Human Rights Violations and the Creation of a Parent Advocacy Network

Organisasjon for Barnevernsforeldre (OBF), Norway

Between 2003 and 2016 the number of children in foster care in Norway gradually and steadily increased, from 5, 693 to 9,080. In 2005, the physical abuse and death of an 8-year-old boy named Christoffer at the hands of his stepfather shocked the country, and became a national symbol of a child welfare system not capable of protecting children. But as the number of children placed in foster care continued to grow, child protection also faced mounting criticism from families, advocates and in the media for providing minimal support to system-involved parents and for inadequately protecting the parent-child bonds of families with children placed in foster care.

Norway is typically known for its robust social services and high quality of life, not for human rights violations. But the changes in child protection policy led to protests within Norway and diplomatic conflicts with other countries, and ultimately to the beginning of reforms within Norway’s child welfare system.

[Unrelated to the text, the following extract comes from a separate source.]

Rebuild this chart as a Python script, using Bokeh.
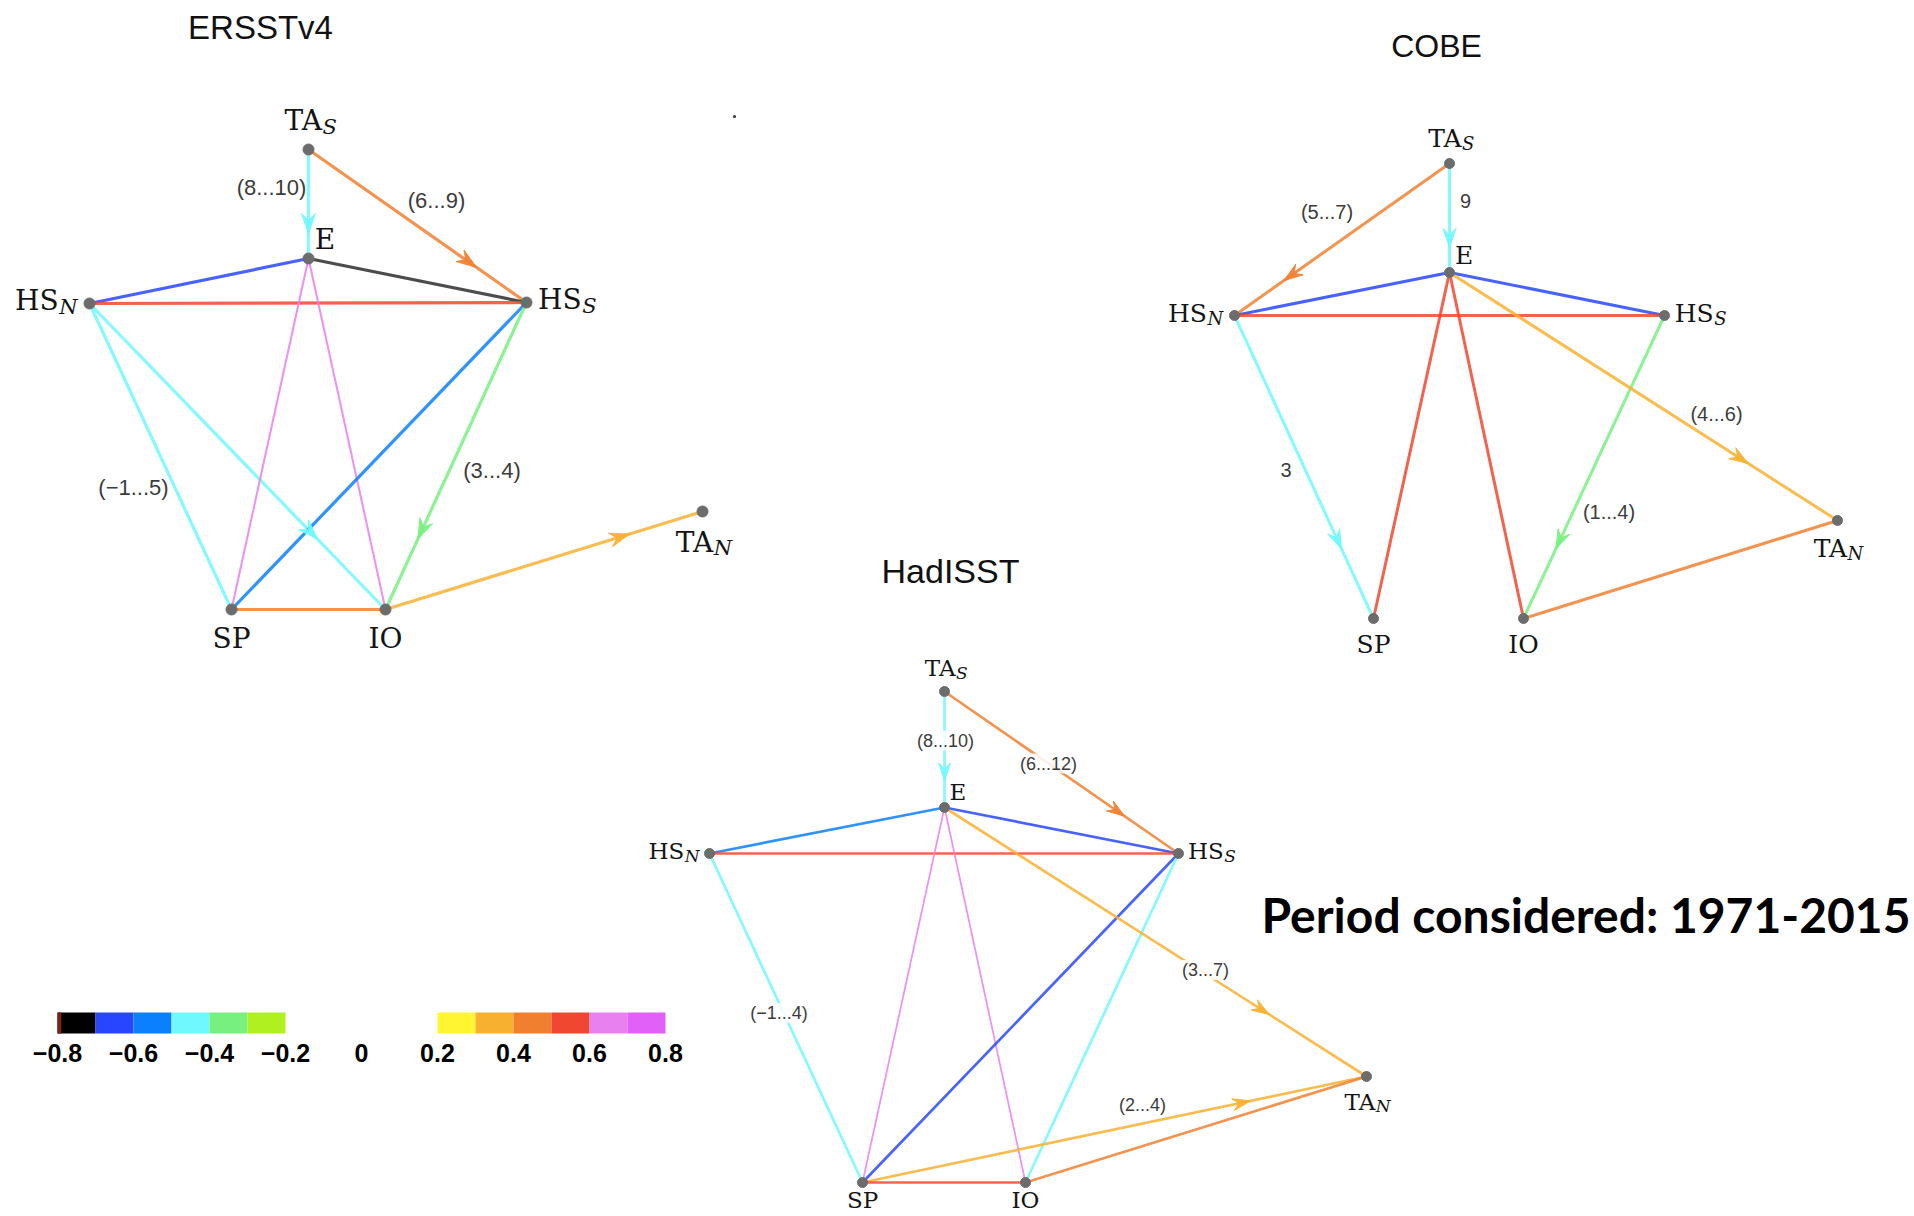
import math
from bokeh.plotting import figure
from bokeh.models import Range1d
from bokeh.core.properties import value
from bokeh.embed import file_html
from bokeh.resources import INLINE

# ---------------------------------------------------------------- data
node_names = ["TA_S", "E", "HS_N", "HS_S", "SP", "IO", "TA_N"]
node_main = ["TA", "E", "HS", "HS", "SP", "IO", "TA"]
node_sub = ["S", "", "N", "S", "", "", "N"]

titles = ["ERSSTv4", "COBE", "HadISST"]
period_label = "Period considered: 1971-2015"

# ERSSTv4 network
ersst_x = [308, 308, 89, 526, 231, 385, 702]
ersst_y = [149, 258, 303, 302, 609, 609, 511]
ersst_src = ["TA_S", "TA_S", "E", "E", "HS_N", "HS_N", "HS_N", "E", "E", "HS_S", "HS_S", "SP", "IO"]
ersst_dst = ["E", "HS_S", "HS_N", "HS_S", "HS_S", "SP", "IO", "SP", "IO", "SP", "IO", "IO", "TA_N"]
ersst_r = [-0.45, 0.45, -0.65, -0.75, 0.55, -0.45, -0.45, 0.65, 0.65, -0.55, -0.35, 0.45, 0.35]
ersst_dir = [1, 1, 0, 0, 0, 0, 1, 0, 0, 0, 1, 0, 1]
ersst_lag = ["(8...10)", "(6...9)", "", "", "", "", "(\u22121...5)", "", "", "", "(3...4)", "", ""]
ersst_lag_dx = [-37, 19, 0, 0, 0, 0, -104, 0, 0, 0, 36, 0, 0]
ersst_lag_dy = [-17, -26, 0, 0, 0, 0, 31, 0, 0, 0, 14, 0, 0]

# COBE network
cobe_x = [1449, 1449, 1234, 1664, 1373, 1523, 1837]
cobe_y = [163, 272, 315, 315, 618, 618, 520]
cobe_src = ["TA_S", "TA_S", "E", "E", "HS_N", "HS_N", "E", "E", "HS_S", "E", "IO"]
cobe_dst = ["E", "HS_N", "HS_N", "HS_S", "HS_S", "SP", "SP", "IO", "IO", "TA_N", "TA_N"]
cobe_r = [-0.45, 0.45, -0.65, -0.65, 0.55, -0.45, 0.55, 0.55, -0.35, 0.35, 0.45]
cobe_dir = [1, 1, 0, 0, 0, 1, 0, 0, 1, 1, 0]
cobe_lag = ["9", "(5...7)", "", "", "", "3", "", "", "(1...4)", "(4...6)", ""]
cobe_lag_dx = [16, -15, 0, 0, 0, -18, 0, 0, 15, 73, 0]
cobe_lag_dy = [-17, -28, 0, 0, 0, 3, 0, 0, 45, 17, 0]

# HadISST network
had_x = [944, 944, 709, 1178, 862, 1025, 1366]
had_y = [691, 807, 853, 853, 1182, 1182, 1076]
had_src = ["TA_S", "TA_S", "E", "E", "HS_N", "HS_N", "E", "E", "HS_S", "HS_S", "E", "SP", "SP", "IO"]
had_dst = ["E", "HS_S", "HS_N", "HS_S", "HS_S", "SP", "SP", "IO", "SP", "IO", "TA_N", "TA_N", "IO", "TA_N"]
had_r = [-0.45, 0.45, -0.55, -0.65, 0.55, -0.45, 0.65, 0.65, -0.65, -0.45, 0.35, 0.35, 0.55, 0.45]
had_dir = [1, 1, 0, 0, 0, 0, 0, 0, 0, 0, 1, 1, 0, 0]
had_lag = ["(8...10)", "(6...12)", "", "", "", "(\u22121...4)", "", "", "", "", "(3...7)", "(2...4)", "", ""]
had_lag_dx = [1, -13, 0, 0, 0, -7, 0, 0, 0, 0, 50, 28, 0, 0]
had_lag_dy = [-9, -9, 0, 0, 0, -5, 0, 0, 0, 0, 28, -25, 0, 0]

# colour scale of the correlation
cbar_lo = [-0.8, -0.7, -0.6, -0.5, -0.4, -0.3, 0.2, 0.3, 0.4, 0.5, 0.6, 0.7]
cbar_hi = [-0.7, -0.6, -0.5, -0.4, -0.3, -0.2, 0.3, 0.4, 0.5, 0.6, 0.7, 0.8]
cbar_colors = ["#000000", "#2846FF", "#0A80FF", "#70F8FF", "#78F080", "#B0F020",
               "#FFF530", "#F8B030", "#F08030", "#F04830", "#E880F0", "#E060F8"]
cbar_ticks = [-0.8, -0.6, -0.4, -0.2, 0.0, 0.2, 0.4, 0.6, 0.8]
cbar_tick_labels = ["\u22120.8", "\u22120.6", "\u22120.4", "\u22120.2", "0", "0.2", "0.4", "0.6", "0.8"]


def color_of(r):
    for lo, hi, c in zip(cbar_lo, cbar_hi, cbar_colors):
        if lo <= r < hi:
            return c
    return cbar_colors[-1]


# ---------------------------------------------------------------- figure
W, H = 1914, 1216
p = figure(width=W, height=H, x_range=Range1d(0, W), y_range=Range1d(H, 0),
           output_backend="svg", toolbar_location=None,
           x_axis_location=None, y_axis_location=None, min_border=0)
p.grid.visible = False
p.outline_line_color = None
p.background_fill_color = "white"
p.border_fill_color = "white"

LABEL_LAYOUT = {  # mode, dx (em), dy (em) of the text baseline
    "TA_S": ("junction", 0.48, -0.62),
    "E": ("left", 0.22, -0.27),
    "HS_N": ("junction", -1.10, 0.31),
    "HS_S": ("junction", 1.97, 0.31),
    "SP": ("center", 0.0, 1.45),
    "IO": ("center", 0.0, 1.45),
    "TA_N": ("junction", 0.38, 1.50),
}
BASELINE_FIX = 0.40  # em, the svg alphabetic baseline sits lower than expected


def draw_graph(xs, ys, src, dst, corr, directed, lags, ldx, ldy,
               node_fs, lag_fs, lw, head_len, head_w, dot, lag_bg, bottom_shift=0.0):
    idx = {n: i for i, n in enumerate(node_names)}
    x0 = [xs[idx[s]] for s in src]
    y0 = [ys[idx[s]] for s in src]
    x1 = [xs[idx[d]] for d in dst]
    y1 = [ys[idx[d]] for d in dst]
    cols = [color_of(r) for r in corr]
    widths = [lw * 0.65 if r >= 0.6 else lw for r in corr]
    alphas = [0.7 if r < -0.7 else 0.85 for r in corr]
    p.segment(x0, y0, x1, y1, line_color=cols, line_width=widths, line_alpha=alphas)

    # arrow heads
    hx, hy, hc = [], [], []
    for a, b, c, d, col, dr in zip(x0, y0, x1, y1, cols, directed):
        if not dr:
            continue
        L = math.hypot(c - a, d - b)
        ux, uy = (c - a) / L, (d - b) / L
        nx, ny = -uy, ux
        tx, ty = a + 0.77 * (c - a), b + 0.77 * (d - b)
        bx, by = tx - head_len * ux, ty - head_len * uy
        mx, my = tx - 0.65 * head_len * ux, ty - 0.65 * head_len * uy
        hx.append([tx, bx + head_w / 2 * nx, mx, bx - head_w / 2 * nx])
        hy.append([ty, by + head_w / 2 * ny, my, by - head_w / 2 * ny])
        hc.append(col)
    if hx:
        p.patches(hx, hy, fill_color=hc, line_color=hc, fill_alpha=0.92, line_alpha=0.92)

    # lag labels
    lx, ly, lt = [], [], []
    for a, b, c, d, t, dx, dy in zip(x0, y0, x1, y1, lags, ldx, ldy):
        if t:
            lx.append((a + c) / 2 + dx)
            ly.append((b + d) / 2 + dy)
            lt.append(t)
    kw = {}
    if lag_bg:
        kw = dict(background_fill_color="white", background_fill_alpha=0.85)
    p.text(lx, ly, text=lt, text_font=value("Liberation Sans"), text_font_size=f"{lag_fs}px",
           text_align="center", text_baseline="middle", text_color="#3c3c3c", **kw)

    # nodes
    p.scatter(xs, ys, size=dot, fill_color="#6c6c6c", line_color="#6c6c6c")

    # node labels
    groups = {"right": ([], [], []), "left": ([], [], []), "center": ([], [], [])}
    sx, sy, st = [], [], []
    for n, mt, sb, x, y in zip(node_names, node_main, node_sub, xs, ys):
        mode, dx, dy = LABEL_LAYOUT[n]
        if n in ("SP", "IO"):
            dy -= bottom_shift
        ax, ay = x + dx * node_fs, y + (dy - BASELINE_FIX) * node_fs
        al = "right" if mode == "junction" else mode
        groups[al][0].append(ax)
        groups[al][1].append(ay)
        groups[al][2].append(mt)
        if sb:
            sx.append(ax + 0.5)
            sy.append(ay + 0.2 * node_fs)
            st.append(sb)
    for al, (gx, gy, gt) in groups.items():
        if gx:
            p.text(gx, gy, text=gt, text_font=value("DejaVu Serif"), text_font_size=f"{node_fs}px",
                   text_align=al, text_baseline="alphabetic", text_color="#141414")
    p.text(sx, sy, text=st, text_font=value("DejaVu Serif"), text_font_style="italic",
           text_font_size=f"{round(node_fs * 0.74)}px", text_align="left",
           text_baseline="alphabetic", text_color="#141414")


draw_graph(ersst_x, ersst_y, ersst_src, ersst_dst, ersst_r, ersst_dir, ersst_lag,
           ersst_lag_dx, ersst_lag_dy, node_fs=28, lag_fs=22, lw=3.2, head_len=20, head_w=14,
           dot=11, lag_bg=False)
draw_graph(cobe_x, cobe_y, cobe_src, cobe_dst, cobe_r, cobe_dir, cobe_lag,
           cobe_lag_dx, cobe_lag_dy, node_fs=25, lag_fs=20, lw=3.0, head_len=19, head_w=13,
           dot=10, lag_bg=False)
draw_graph(had_x, had_y, had_src, had_dst, had_r, had_dir, had_lag,
           had_lag_dx, had_lag_dy, node_fs=23, lag_fs=18, lw=2.7, head_len=18, head_w=12,
           dot=10, lag_bg=True, bottom_shift=0.3)

# stray dot in the original
p.scatter([734], [116], size=3, fill_color="#333333", line_color=None)

# titles
p.text([260, 1436, 950], [27, 45, 570], text=titles, text_font=value("Liberation Sans"),
       text_font_size=["33px", "32px", "34px"], text_align="center", text_baseline="middle",
       text_color="#111111")

# period text
p.text([1261], [914], text=[period_label], text_font=value("Lato"), text_font_style="bold",
       text_font_size="48px", text_align="left", text_baseline="alphabetic", text_color="#000000")

# colour bar
def cx(v):
    return 361 + 380 * v

p.quad(left=[cx(v) for v in cbar_lo], right=[cx(v) for v in cbar_hi],
       top=[1012] * len(cbar_lo), bottom=[1033] * len(cbar_lo),
       fill_color=cbar_colors, line_color=None)
p.quad(left=[cx(-0.8)], right=[cx(-0.79)], top=[1012], bottom=[1033],
       fill_color="#7a2418", line_color=None)
p.text([cx(v) for v in cbar_ticks], [1052] * len(cbar_ticks), text=cbar_tick_labels,
       text_font=value("Liberation Sans"), text_font_style="bold", text_font_size="25px",
       text_align="center", text_baseline="middle", text_color="#000000")

open("out.html", "w").write(file_html(p, INLINE))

At the end of 2011, in the midst of tensions, a group of parents along with professional supporters met in order to establish an interest organization for parents with children in foster care, called Parent Advocacy Network Norway, or Organisasjon for Barnevernsforeldre (OBF). The aim was to create both peer support for parents going through the child welfare system, as well as a body that could serve as a voice for parents when system changes were made. It was to be comparable to the foster parents association and the association for children who are or have been in care that already existed in Norway.  

In 2013, Norway’s Ministry of Children and Family Services began to finance some of the activities of OBF. Public pressure moved the ministry to begin other reforms as well, including efforts to hire more workers from minority backgrounds, improve relations between parents and foster parents and hire system-affected parents to provide peer support.

Then, starting in 2015, 36 families with child welfare involvement appealed their cases to the European Court of Human Rights. In seven of the nine cases already heard (as of May 2020), the court’s ruling criticized Norway’s child welfare system for failure to recognize the primary goal of family reunification. Among the specific concerns were that adoption was approved without serious help offered to the family of origin; that the court used outdated reports from specialists to support a removal; and that contact between parents and children were overly restrictive, thereby undermining reunification.

Both internal reforms and outside pressure have begun to have an impact. Between 2016 and 2019, the number of children in foster care has gradually but steadily declined, from a high of 9,080 in 2016 to 8,600 in 2019. Today OBF supports system-involved parents by providing individual and legal counseling and peer support to its 250 participants primarily via Facebook. OBF also works with politicians, public authorities and other organizations to improve child protection, address stigma, and strengthen the voice of parents in policy and practice. OBF representatives also serve on the National User Board for the Ministry of Children and Family Services.

Most recently, in March 2020, the Norwegian High Court heard three cases brought by child welfare-affected parents. In its statement, the High Court emphasized that the first aim of child welfare work is reunification, and stressed the importance of contact between children and parents in order to promote reunification unless the parents are clearly unfit. Tor Slettebo, a professor in the Faculty of Social Studies at the VID Specialized University in Norway and on the advisory board of OBF, said that reports from the frontlines already suggest that visiting time between children and parents is expanding.